The feeder body is the structural shell and lid assembly within the fruit intake system. It supports the per-station feeding subassemblies and entry tubes, provides splash containment for the extraction zone, and opens on a hinge for maintenance access and CIP washdown.
Introduction
The feeder body is the structural "shell" that supports the per-station feeding subassemblies and entry tubes. It is designed to open on a hinge for access and cleaning. It also provides splash control so juice and cleaning spray stay inside the extraction zone and drain toward disposal.
Colour key & components
Key elements and intent (colours may vary across CAD figures).
Colour(s)
Component
—
Feeder body / shell — sheet-metal enclosure that supports feeding subassemblies and creates splash containment.
—
Top lid — concept: ~2 mm sheet steel lid panel; mounts to hinge and bracing; provides access for service/CIP.
—
Brace / bracing — structural reinforcement to prevent lid buckling and distribute hinge loads; design still TBD (folded vs welded ribs/stiffeners).
—
Feeding-subassembly cutouts — diagonal cutouts/ports where feeding subassembly mount plates sit; intended to be modular (riveted) for iteration.
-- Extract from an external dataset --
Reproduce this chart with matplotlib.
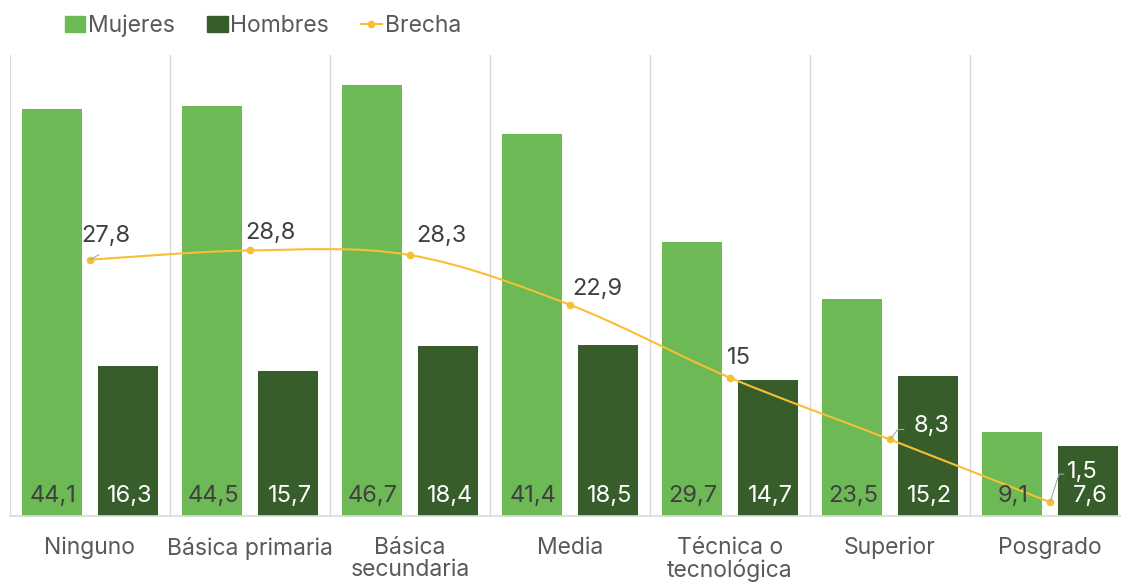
import numpy as np
import matplotlib
matplotlib.use("Agg")
import matplotlib.pyplot as plt
import matplotlib.transforms as mtransforms
from matplotlib.path import Path
from matplotlib.patches import PathPatch, Patch
from matplotlib.lines import Line2D

categorias = ["Ninguno", "Básica primaria", "Básica\nsecundaria", "Media",
              "Técnica o\ntecnológica", "Superior", "Posgrado"]
mujeres = [44.1, 44.5, 46.7, 41.4, 29.7, 23.5, 9.1]
hombres = [16.3, 15.7, 18.4, 18.5, 14.7, 15.2, 7.6]
brecha = [27.8, 28.8, 28.3, 22.9, 15.0, 8.3, 1.5]
brecha_txt = ["27,8", "28,8", "28,3", "22,9", "15", "8,3", "1,5"]

c_muj = "#6DB956"
c_hom = "#375E2A"
c_bre = "#F9BF33"
c_txt = "#595959"
c_grid = "#D9D9D9"
c_lead = "#A6A6A6"

plt.rcParams["font.family"] = ["Inter", "DejaVu Sans"]

fig = plt.figure(figsize=(11.21, 5.86), dpi=100)
ax = fig.add_axes([10 / 1121, 70 / 586, 1120 / 1121, 461 / 586])

x = np.arange(len(categorias))
w = 60 / 160
off = 38 / 160
ax.bar(x - off, mujeres, w, color=c_muj, zorder=2)
ax.bar(x + off, hombres, w, color=c_hom, zorder=2)


def fmt(v):
    return f"{v:.1f}".replace(".", ",")


for i in range(len(x)):
    ax.annotate(fmt(mujeres[i]), (x[i] - off, 0), xytext=(1, 9), textcoords="offset pixels",
                ha="center", va="bottom", fontsize=17, color="#404040", zorder=4)
    ax.annotate(fmt(hombres[i]), (x[i] + off, 0), xytext=(2, 9), textcoords="offset pixels",
                ha="center", va="bottom", fontsize=17, color="white", zorder=4)

# smoothed line (Excel style cubic bezier through the points)
pts = np.column_stack([x, brecha]).astype(float)
verts = [pts[0]]
codes = [Path.MOVETO]
n = len(pts)
for i in range(n - 1):
    p0 = pts[max(i - 1, 0)]
    p1 = pts[i]
    p2 = pts[i + 1]
    p3 = pts[min(i + 2, n - 1)]
    verts += [p1 + (p2 - p0) / 6, p2 - (p3 - p1) / 6, p2]
    codes += [Path.CURVE4] * 3
ax.add_patch(PathPatch(Path(verts, codes), fill=False, edgecolor=c_bre, lw=1.5, zorder=3))
ax.plot(x, brecha, "o", color=c_bre, ms=4.5, zorder=3)

lab_off = [(-9, 13), (-5, 6), (6, 8), (2, 5), (-3, 9), (24, 2), (17, 19)]
lab_col = ["#404040"] * 5 + ["white", "white"]
for i in range(n):
    ax.annotate(brecha_txt[i], (x[i], brecha[i]), xytext=lab_off[i], textcoords="offset pixels",
                ha="left", va="bottom", fontsize=17, color=lab_col[i], zorder=5)

# leader lines, pixel offsets from the point
leaders = {0: [(0, 0), (9, 5)],
           5: [(0, 0), (8, 10), (14, 10)],
           6: [(0, 0), (9, 28), (14, 28)]}
for i, segs in leaders.items():
    for a, b in zip(segs[:-1], segs[1:]):
        ta = mtransforms.offset_copy(ax.transData, fig=fig, x=a[0], y=a[1], units="dots")
        tb = mtransforms.offset_copy(ax.transData, fig=fig, x=b[0], y=b[1], units="dots")
        ax.annotate("", (x[i], brecha[i]), xycoords=ta, xytext=(x[i], brecha[i]), textcoords=tb,
                    arrowprops=dict(arrowstyle="-", color=c_lead, lw=0.8, shrinkA=0, shrinkB=0))

ax.set_xlim(-0.5, len(x) - 0.5)
ax.set_ylim(0, 50)
for b in np.arange(-0.5, len(x), 1.0):
    ax.axvline(b, color=c_grid, lw=1, zorder=1)
for s in ["top", "right", "left"]:
    ax.spines[s].set_visible(False)
ax.spines["bottom"].set_color(c_grid)
ax.spines["bottom"].set_linewidth(1.2)
ax.set_yticks([])
ax.set_xticks(x)
ax.set_xticklabels(categorias, fontsize=16.5, color=c_txt, linespacing=1.02, va="top")
ax.tick_params(axis="x", length=0, pad=15)

handles = [Patch(color=c_muj), Patch(color=c_hom),
           Line2D([0], [0], color=c_bre, lw=1.5, marker="o", ms=4.5)]
fig.legend(handles, ["Mujeres", "Hombres", "Brecha"], loc="upper left",
           bbox_to_anchor=(44 / 1121, 1.01), ncol=3, frameon=False, fontsize=16.5,
           labelcolor=c_txt, handlelength=0.9, handletextpad=0.12, columnspacing=1.4,
           handleheight=0.7)

fig.savefig("out.png", dpi=100)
Figure 1. Isometric — feeder body / shell with hinge in context.Figure 2. Top — feeder body with hinge and feeding-subassembly openings.
Recommended figures (contractor clarity)
Add figure: lid / shelf lip geometry showing how the lid overhangs into the extraction zone to keep spray inside (splash containment intent).
Add figure: hinge load path — bracing / reinforcement concept so hinge reactions do not load thin ~2 mm sheet alone (Figures 1–2 show hinge placement; detail still useful).
Add figure: feeding-subassembly mount cutouts and rivet pattern on the shell (modular swap) with callouts.
Discussion
Rough design & intent
Purpose — Provide a rigid, cleanable housing for the fruit intake mechanism while allowing rapid access for maintenance and CIP/washdown.
Modularity — Feeding subassemblies (mount plate + tubes + sync spring) are designed to be built as a module, then riveted onto the feeder body. Tubes can be swapped by drilling out rivets as the design evolves.
Known issues & risks
Splash containment — Lid and "shelf lip" geometry must keep juice/spray inside the extraction zone. The lid should overhang inward so upward spray drains back into the extraction/disposal region rather than escaping to outer walls.
Bracing/hinge loads — The lid is thin sheet (concept ~2 mm). Hinge mounts must land on reinforced bracing, not directly on thin sheet, to avoid tear-out and buckling.
Edge safety — All cut edges must be deburred/hemmed so operators are not cut during seasonal teardown/cleaning.
DFM & manufacturing (China)
Sheet metal process — Contractor to propose fold vs weld strategy for the shell and bracing. Prefer folded hems and continuous seams where possible in splash zones.
Rivets vs welded studs — Riveted modular mounts are acceptable for iteration; contractor may propose better hygienic fastening (studs outside splash zone, weld studs, etc.) for production-ready design.
Questions for contractor
Propose the feeder shell fabrication method (folded sheet vs welded) that achieves stiffness and good hygiene (no pockets, good drainage) with China-available processes.
Propose a hinge + bracing design that distributes loads safely into the shell without local buckling/tear-out.
Review the lid lip/overhang geometry to ensure spray containment and drainage into the extraction zone.
Interfaces
Input: Fruit enters via entry tubes from upstream sorter/lines.